- [TASK PROMPT]:
Quote all lines below exactly. Images stay out.

- [GIVEN INFORMATION]:
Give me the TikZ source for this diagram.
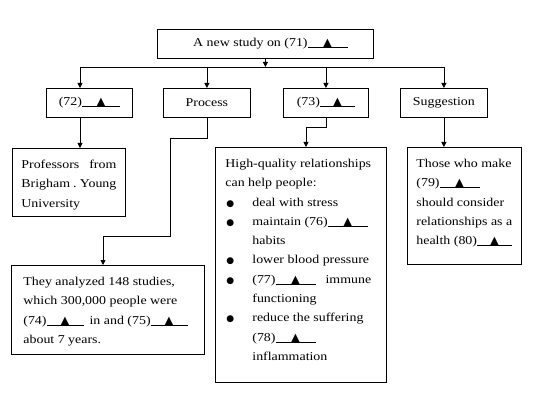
\documentclass[tikz,border=0pt]{standalone}
\usepackage{fontspec}
\setmainfont{Liberation Serif}[FakeStretch=1.16]
\newfontfamily\symfont{DejaVu Sans}
\usetikzlibrary{arrows.meta,calc}
\newcommand\tri{{\symfont\fontsize{11.5}{11.5}\selectfont ▲}}
\newcommand\gp[1][40pt]{\rlap{\rule[-1pt]{#1}{0.5pt}}\makebox[#1]{\tri}}
\newcommand\bul{\makebox[27pt][l]{\hspace{1pt}{\symfont\fontsize{9}{9}\selectfont ●}}}
\newcommand\ind{\hspace*{27pt}}
\newcommand\btext[3]{\parbox[t][#2][t]{#1}{\fontsize{12}{19.3}\selectfont\strut #3}}
\tikzset{
  bx/.style={draw, line width=0.8pt, anchor=north west, inner xsep=#1, inner ysep=6.5pt},
  rbox/.style={draw, line width=0.8pt, anchor=north west, inner sep=0pt, font=\fontsize{12}{14}\selectfont},
  conn/.style={line width=0.8pt},
  arr/.style={line width=0.8pt, -{Triangle[length=5pt,width=5pt]}}
}
\begin{document}
\begin{tikzpicture}[x=1pt,y=-1pt]
\fill[white] (0,0) rectangle (541,401);
% top
\node[rbox, minimum width=216pt, minimum height=29pt] (top) at (157,29) {\hspace{10pt}A new study on (71)\gp};
% row
\node[rbox, minimum width=86pt, minimum height=29pt] (b72) at (46,88) {(72)\gp[38pt]};
\node[rbox, minimum width=87pt, minimum height=29pt] (pr) at (163,88) {Process};
\node[rbox, minimum width=85pt, minimum height=29pt] (b73) at (283,88) {(73)\gp[35pt]};
\node[rbox, minimum width=87pt, minimum height=29pt] (sg) at (400,88) {Suggestion};
% lower boxes
\node[bx=9pt] (prof) at (12,148) {\btext{95pt}{55pt}{\makebox[\linewidth][l]{Professors\hfill from}\\\makebox[\linewidth][l]{Brigham\hspace{3pt}.\hfill Young}\\University}};
\node[bx=12pt] (they) at (11,265) {\btext{169pt}{76pt}{They analyzed 148 studies,\\which 300,000 people were\\\makebox[\linewidth][l]{(74)\gp[37pt]\hspace{6pt}in and (75)\gp[37pt]}\\about 7 years.}};
\node[bx=10pt] (hq) at (215,147) {\btext{151pt}{222pt}{High-quality relationships\\can help people:\\\bul deal with stress\\\bul maintain (76)\gp\\\ind habits\\\bul lower blood pressure\\\bul (77)\gp\hspace{10pt}immune\\\ind functioning\\\bul reduce the suffering\\\ind (78)\gp\\\ind inflammation}};
\node[bx=9pt] (sgl) at (407,147) {\btext{96pt}{104pt}{Those who make\\(79)\gp\\should consider\\relationships as a\\health (80)\gp[35pt]}};
% connectors
\coordinate (c72) at (80,67);
\coordinate (k1) at (170,138);
\coordinate (k2) at (103,236);
\coordinate (k3) at (306,127);
\draw[conn] (c72) -- (sg.north |- c72);
\draw[arr] (top.south) -- (top.south |- c72);
\draw[arr] (c72) -- (c72 |- b72.north);
\draw[arr] (pr.north |- c72) -- (pr.north);
\draw[arr] (b73.north |- c72) -- (b73.north);
\draw[arr] (sg.north |- c72) -- (sg.north);
\draw[arr] (c72 |- b72.south) -- (c72 |- prof.north);
\draw[arr] (pr.south) |- (k1) |- (k2) -- (k2 |- they.north);
\draw[arr] (b73.south) |- (k3) -- (k3 |- hq.north);
\draw[arr] (sg.south) -- (sg.south |- sgl.north);
\end{tikzpicture}
\end{document}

- [PROBLEM SOLUTION]:
Give me the TikZ source for this diagram.
\documentclass[tikz,border=0pt]{standalone}
\usepackage{fontspec}
\setmainfont{Liberation Serif}[FakeStretch=1.16]
\newfontfamily\symfont{DejaVu Sans}
\usetikzlibrary{arrows.meta,calc}
\newcommand\tri{{\symfont\fontsize{11.5}{11.5}\selectfont ▲}}
\newcommand\gp[1][40pt]{\rlap{\rule[-1pt]{#1}{0.5pt}}\makebox[#1]{\tri}}
\newcommand\bul{\makebox[27pt][l]{\hspace{1pt}{\symfont\fontsize{9}{9}\selectfont ●}}}
\newcommand\ind{\hspace*{27pt}}
\newcommand\btext[3]{\parbox[t][#2][t]{#1}{\fontsize{12}{19.3}\selectfont\strut #3}}
\tikzset{
  bx/.style={draw, line width=0.8pt, anchor=north west, inner xsep=#1, inner ysep=6.5pt},
  rbox/.style={draw, line width=0.8pt, anchor=north west, inner sep=0pt, font=\fontsize{12}{14}\selectfont},
  conn/.style={line width=0.8pt},
  arr/.style={line width=0.8pt, -{Triangle[length=5pt,width=5pt]}}
}
\begin{document}
\begin{tikzpicture}[x=1pt,y=-1pt]
\fill[white] (0,0) rectangle (541,401);
% top
\node[rbox, minimum width=216pt, minimum height=29pt] (top) at (157,29) {\hspace{10pt}A new study on (71)\gp};
% row
\node[rbox, minimum width=86pt, minimum height=29pt] (b72) at (46,88) {(72)\gp[38pt]};
\node[rbox, minimum width=87pt, minimum height=29pt] (pr) at (163,88) {Process};
\node[rbox, minimum width=85pt, minimum height=29pt] (b73) at (283,88) {(73)\gp[35pt]};
\node[rbox, minimum width=87pt, minimum height=29pt] (sg) at (400,88) {Suggestion};
% lower boxes
\node[bx=9pt] (prof) at (12,148) {\btext{95pt}{55pt}{\makebox[\linewidth][l]{Professors\hfill from}\\\makebox[\linewidth][l]{Brigham\hspace{3pt}.\hfill Young}\\University}};
\node[bx=12pt] (they) at (11,265) {\btext{169pt}{76pt}{They analyzed 148 studies,\\which 300,000 people were\\\makebox[\linewidth][l]{(74)\gp[37pt]\hspace{6pt}in and (75)\gp[37pt]}\\about 7 years.}};
\node[bx=10pt] (hq) at (215,147) {\btext{151pt}{222pt}{High-quality relationships\\can help people:\\\bul deal with stress\\\bul maintain (76)\gp\\\ind habits\\\bul lower blood pressure\\\bul (77)\gp\hspace{10pt}immune\\\ind functioning\\\bul reduce the suffering\\\ind (78)\gp\\\ind inflammation}};
\node[bx=9pt] (sgl) at (407,147) {\btext{96pt}{104pt}{Those who make\\(79)\gp\\should consider\\relationships as a\\health (80)\gp[35pt]}};
% connectors
\coordinate (c72) at (80,67);
\coordinate (k1) at (170,138);
\coordinate (k2) at (103,236);
\coordinate (k3) at (306,127);
\draw[conn] (c72) -- (sg.north |- c72);
\draw[arr] (top.south) -- (top.south |- c72);
\draw[arr] (c72) -- (c72 |- b72.north);
\draw[arr] (pr.north |- c72) -- (pr.north);
\draw[arr] (b73.north |- c72) -- (b73.north);
\draw[arr] (sg.north |- c72) -- (sg.north);
\draw[arr] (c72 |- b72.south) -- (c72 |- prof.north);
\draw[arr] (pr.south) |- (k1) |- (k2) -- (k2 |- they.north);
\draw[arr] (b73.south) |- (k3) -- (k3 |- hq.north);
\draw[arr] (sg.south) -- (sg.south |- sgl.north);
\end{tikzpicture}
\end{document}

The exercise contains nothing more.